A few setup mistakes that cost you results

One common mistake is hanging the trap too low because it is easier to reach. Easy access for you is fine, but if all the activity is around upper trim boards, a low trap may not intercept much. Another mistake is placing the trap in a totally open yard when the bees are staying tight to structures and rooflines.

Some homeowners also move the trap too quickly if they do not see immediate action. Give it a little time, especially if you installed it early in the season. But if a week or two passes during clear active bee traffic and the trap is nowhere near the bees’ preferred wood, repositioning is reasonable.

It also helps to inspect the surrounding wood. If you have old carpenter bee holes, exposed raw wood, or untreated surfaces nearby, those conditions can keep attracting bees. A trap works best as part of a broader prevention effort, not as a substitute for basic wood maintenance.

What to check after you hang it

Once the trap is up, step back and watch the area for a few minutes during warm daytime hours. Are bees flying near the trap’s level? Is the trap visible from their usual approach path? Is it protected from heavy rain but still easy for bees to access? Small adjustments can make a real difference.

Check the trap regularly, especially during peak activity. Make sure it stays secure, upright, and unobstructed. If pollen, cobwebs, leaves, or debris build up around the openings, clean that off so the trap remains functional.
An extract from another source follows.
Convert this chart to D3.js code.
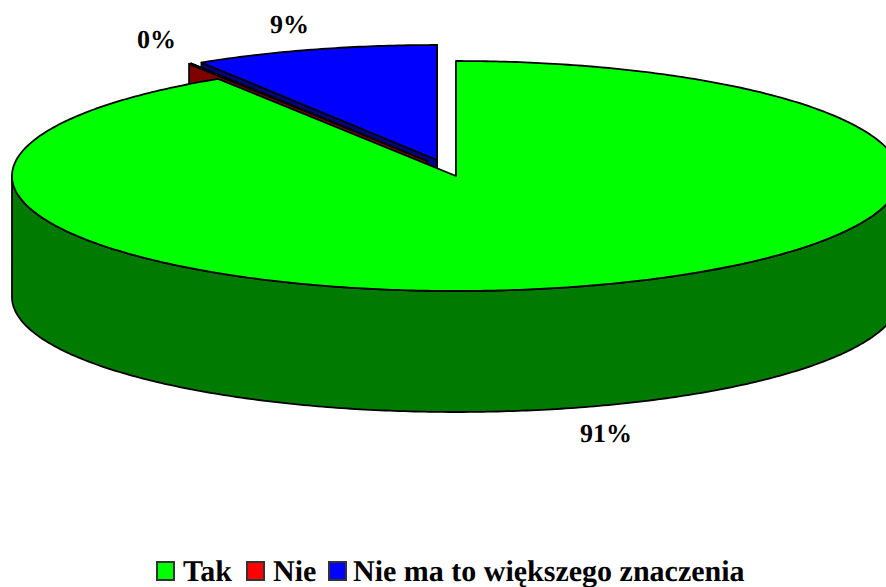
<!DOCTYPE html>
<html><head><meta charset="utf-8">
<script src="https://cdnjs.cloudflare.com/ajax/libs/d3/7.8.5/d3.min.js"></script>
<style>html,body{margin:0;padding:0;background:#fff}svg{display:block}text{font-family:"Liberation Serif","Times New Roman",serif;font-weight:bold;fill:#000;text-rendering:geometricPrecision}</style>
</head><body><svg id="c" width="886" height="587"></svg>
<script>
const categories = ["Tak","Nie","Nie ma to większego znaczenia"];
const values = [91,0.1,8.9];
const percentLabels = ["91%","0%","9%"];
const topColors = ["#00ff00","#800000","#0000ff"];
const sideColors = ["#007a00","#800000","#000080"];
const legendColors = ["#00ff00","#ff0000","#0000ff"];

const W=886,H=587,rx=444,ry=115,depth=121;
const centers=[[456,176],[427,161],[437,160]];
const labelPos=[[580,442],[137,48],[270,33]];
const legendSwatch=[157,247,329], legendText=[183,273,353];

const svg=d3.select("#c");
svg.append("defs").append("clipPath").attr("id","cl").append("rect").attr("width",W).attr("height",H);
const g=svg.append("g").attr("clip-path","url(#cl)");
const arcs=d3.pie().sort(null).value(d=>d)(values);
const line=d3.line();
const sx=d3.scaleLinear().domain([-1,1]).range([-rx,rx]);
const sy=d3.scaleLinear().domain([-1,1]).range([-ry,ry]);
const pt=(i,a,dz=0)=>[centers[i][0]+sx(Math.sin(a)),centers[i][1]-sy(Math.cos(a))+dz];
const rim=(i,a0,a1,dz=0)=>{const n=Math.max(2,Math.ceil((a1-a0)*90));return d3.range(n+1).map(k=>pt(i,a0+(a1-a0)*k/n,dz));};
const stroke=(s,c)=>s.attr("fill",c).attr("stroke","#000").attr("stroke-width",1.8).attr("stroke-linejoin","round");

function cutFace(i,a){const c=centers[i],p=pt(i,a);
  stroke(g.append("path").attr("d",line([c,p,[p[0],p[1]+depth],[c[0],c[1]+depth]])+"Z"),sideColors[i]);}
function topFace(i){const a=arcs[i];
  stroke(g.append("path").attr("d",line([centers[i],...rim(i,a.startAngle,a.endAngle)])+"Z"),topColors[i]);}

// blue, then red, then green on top: painter's order
[2,1].forEach(i=>{cutFace(i,arcs[i].endAngle);cutFace(i,arcs[i].startAngle);topFace(i);});
// green outer wall
const w0=Math.PI/2,w1=Math.PI*1.5;
stroke(g.append("path").attr("d",line([...rim(0,w0,w1),...rim(0,w0,w1,depth).reverse()])+"Z"),sideColors[0]);
topFace(0);

percentLabels.forEach((t,i)=>svg.append("text").attr("x",labelPos[i][0]).attr("y",labelPos[i][1]).attr("font-size",26).text(t));
categories.forEach((t,i)=>{
  svg.append("rect").attr("x",legendSwatch[i]).attr("y",562).attr("width",17).attr("height",18)
    .attr("fill",legendColors[i]).attr("stroke","#333").attr("stroke-width",2);
  svg.append("text").attr("x",legendText[i]).attr("y",581).attr("font-size",30).text(t);
});
</script></body></html>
If one location is not producing and another part of the structure clearly has more hovering, move the trap closer to the action. Practical pest prevention is rarely about one perfect formula. It is about reading the property and responding to where the pressure is happening.

For homeowners who want a simple, ready-to-use option, a purpose-built trap from a focused maker brand like K9 NOX ARTISAN CRAFTS fits that job well. The key is giving it the right position so it can do what it was made to do.

The best trap setup is usually the one that looks almost obvious after the fact - close to the damage, mounted at the right height, and easy for bees to find before they chew into more of your wood.